Google hasn’t gone the trendy dual camera route with the Pixel 2: it has a single 12.2-megapixel f/1.8 rear camera with optical image stabilization. On the front of the phone is an 8MP camera.
Every photo is captured with a burst of shots that are optimized with computational photography to produce a single optimal photo. What’s more, there’s zero shutter lag while all of this is going on.
There’s a new autofocus mechanism that reduces blur.
There’s also a new Portrait mode. This feature uses computational photography and machine learning to blur the background. Unlike Apple’s implementation, which uses dual cameras for depth detection, the Pixel 2 does portrait mode with a single camera. Each pixel in the Pixel 2 is a dual pixel that detects the scene from two perspectives.
Portrait mode even works on the front-camera, allowing for beautiful “shadow depth-of-field” selfies.
Optical image stabilization is also paired with electronic video stabilization while shooting video, resulting in what Google calls “fused” stabilization. There’s less motion blur, even in low light, and your video looks smooth and professional.
A new “Motion Photos” feature captures 3 seconds of video along with your photos — a similar feature to Apple’s Live Photos.
Google’s built-in assistant can be triggered by simply squeezing the phone and telling it a voice command — say “take a selfie” and the phone will open up your camera app and switch to the front-facing camera.
After shooting photos and videos, Pixel 2 owners will continue to have free unlimited storage in Google Photos. Pixel users shoot twice as many photos and videos as iPhone users, Google says, and store an average of 23 gigs of data in Google’s cloud.
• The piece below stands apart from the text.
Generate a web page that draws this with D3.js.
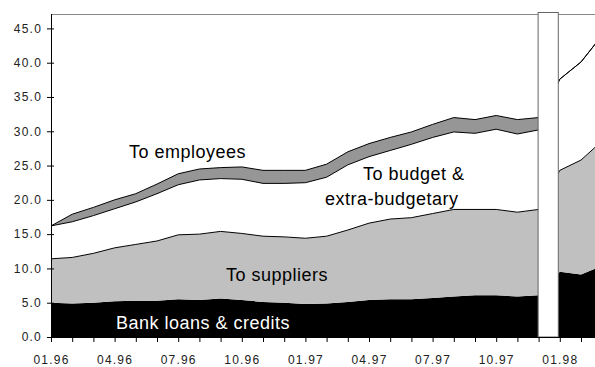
<!DOCTYPE html>
<html>
<head>
<meta charset="utf-8">
<script src="https://cdn.jsdelivr.net/npm/d3@7"></script>
<style>
  html, body { margin: 0; padding: 0; background: #fff; }
  svg { display: block; }
  .tick text { font-family: "Liberation Sans", Arial, sans-serif; font-size: 12px; letter-spacing: 1.2px; fill: #222; }
  .lbl { font-family: "Liberation Sans", Arial, sans-serif; font-size: 18px; letter-spacing: 0.5px; }
</style>
</head>
<body>
<svg id="chart" width="595" height="367"></svg>
<script>
// Monthly periods, 01.96 – 03.98
const months = [
  "01.96","02.96","03.96","04.96","05.96","06.96","07.96","08.96","09.96","10.96","11.96","12.96",
  "01.97","02.97","03.97","04.97","05.97","06.97","07.97","08.97","09.97","10.97","11.97","12.97",
  "01.98","02.98","03.98"
];

// Arrears by creditor (stacked, bottom to top)
const bankLoans = [5.0,4.9,5.0,5.2,5.3,5.3,5.5,5.4,5.6,5.4,5.1,5.0,4.8,4.9,5.1,5.4,5.5,5.5,5.7,5.9,6.1,6.1,5.9,6.1,9.5,9.1,10.4];
const suppliers = [6.4,6.7,7.2,7.8,8.2,8.7,9.4,9.6,9.8,9.7,9.6,9.6,9.6,9.8,10.5,11.2,11.7,11.9,12.3,12.7,12.5,12.5,12.3,12.5,14.8,16.7,18.2];
const budget    = [4.8,5.2,5.5,5.7,6.2,6.9,7.3,7.9,7.7,7.9,7.7,7.8,8.1,8.6,9.5,9.7,10.0,10.7,11.1,11.3,11.1,11.7,11.4,11.6,13.3,14.3,15.4];
const employees = [0.0,1.1,1.2,1.3,1.2,1.4,1.6,1.6,1.6,1.8,1.9,1.9,1.8,1.9,1.9,1.9,1.9,1.8,1.9,2.1,2.0,2.0,2.1,1.8,0.0,0.0,0.0];

const xTickLabels = ["01.96","04.96","07.96","10.96","01.97","04.97","07.97","10.97","01.98"];
const yTickValues = [0,5,10,15,20,25,30,35,40,45];
const breakFrom = "12.97", breakTo = "01.98";

const keys = ["bank","suppliers","budget","employees"];
const fills = { bank: "#000000", suppliers: "#c0c0c0", budget: "#ffffff", employees: "#969696" };

const rows = months.map((m, i) => ({
  month: m,
  bank: bankLoans[i],
  suppliers: suppliers[i],
  budget: budget[i],
  employees: employees[i]
}));

const svg = d3.select("#chart");
const plotLeft = 51, plotTop = 14, plotBottom = 337;

const x = d3.scalePoint().domain(months).range([plotLeft, plotLeft + 21.2 * (months.length - 1)]);
const y = d3.scaleLinear().domain([0, 47.1]).range([plotBottom, plotTop]);

const series = d3.stack().keys(keys)(rows);

const area = d3.area()
  .x(d => x(d.data.month))
  .y0(d => y(d[0]))
  .y1(d => y(d[1]));

const edge = d3.line()
  .x(d => x(d.data.month))
  .y(d => y(d[1]));

const plot = svg.append("g");

plot.selectAll("path.layer")
  .data(series)
  .join("path")
  .attr("class", "layer")
  .attr("fill", s => fills[s.key])
  .attr("d", area);

// Upper outlines of the stacked layers
plot.selectAll("path.edge")
  .data(series.filter(s => s.key !== "bank"))
  .join("path")
  .attr("class", "edge")
  .attr("fill", "none")
  .attr("stroke", "#000")
  .attr("stroke-width", 1)
  .attr("d", edge);

// Plot frame top
svg.append("line")
  .attr("x1", plotLeft).attr("x2", 595)
  .attr("y1", plotTop + 0.5).attr("y2", plotTop + 0.5)
  .attr("stroke", "#888").attr("stroke-width", 1);

// Break in the series
const bx0 = x(breakFrom) - 0.5, bx1 = x(breakTo) - 1.5;
svg.append("rect")
  .attr("x", bx0).attr("y", 12.5)
  .attr("width", bx1 - bx0).attr("height", plotBottom - 12.5)
  .attr("fill", "#fff")
  .attr("stroke", "#666").attr("stroke-width", 1);

// Axes
const yAxis = svg.append("g")
  .attr("transform", `translate(${plotLeft},0)`)
  .call(d3.axisLeft(y).tickValues(yTickValues).tickFormat(d3.format(".1f")).tickSize(4).tickPadding(5));
yAxis.select(".domain").attr("d", `M0.5,${plotTop}V${plotBottom}`).attr("stroke", "#000");
yAxis.selectAll(".tick line").attr("x1", 3).attr("x2", -4).attr("stroke", "#000");

const xAxis = svg.append("g")
  .attr("transform", `translate(0,${plotBottom})`)
  .call(d3.axisBottom(x)
    .tickValues(months)
    .tickFormat(m => xTickLabels.includes(m) ? m : "")
    .tickSize(5).tickPadding(13));
xAxis.select(".domain").attr("d", `M${plotLeft},0.5H595`).attr("stroke", "#000");
xAxis.selectAll(".tick line").attr("stroke", "#000");

// Series labels
const labels = [
  { text: "To employees", x: 129, y: 158, color: "#000" },
  { text: "To budget &", x: 363, y: 180, color: "#000" },
  { text: "extra-budgetary", x: 325, y: 205, color: "#000" },
  { text: "To suppliers", x: 226, y: 281, color: "#000" },
  { text: "Bank loans & credits", x: 116, y: 329, color: "#fff" }
];
svg.selectAll("text.lbl")
  .data(labels)
  .join("text")
  .attr("class", "lbl")
  .attr("x", d => d.x)
  .attr("y", d => d.y)
  .attr("fill", d => d.color)
  .text(d => d.text);
</script>
</body>
</html>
Photos in the cloud can also be quickly searched through — they’re automatically labeled using Google’s powerful machine learning technologies.
Other features in the Pixel 2 include super fast charging, water resistance, the fastest fingerprint sensor, 7 hours of power with 15 minutes of charging, and a new Google Lens feature for detecting useful info in photos (e.g. emails and phone numbers).
Here are some sample Google Pixel 2 photos by photographer Timmy McGurr (AKA 13thwitness) that were featured during the announcement event today:
Here’s a short video introducing the Google Pixel 2:
The Google Pixel 2 will be available for $649 and the Pixel 2 XL costs $849. Both phones come in three colors (Just Black, Clearly White, Kinda Blue) and can be pre-ordered starting today.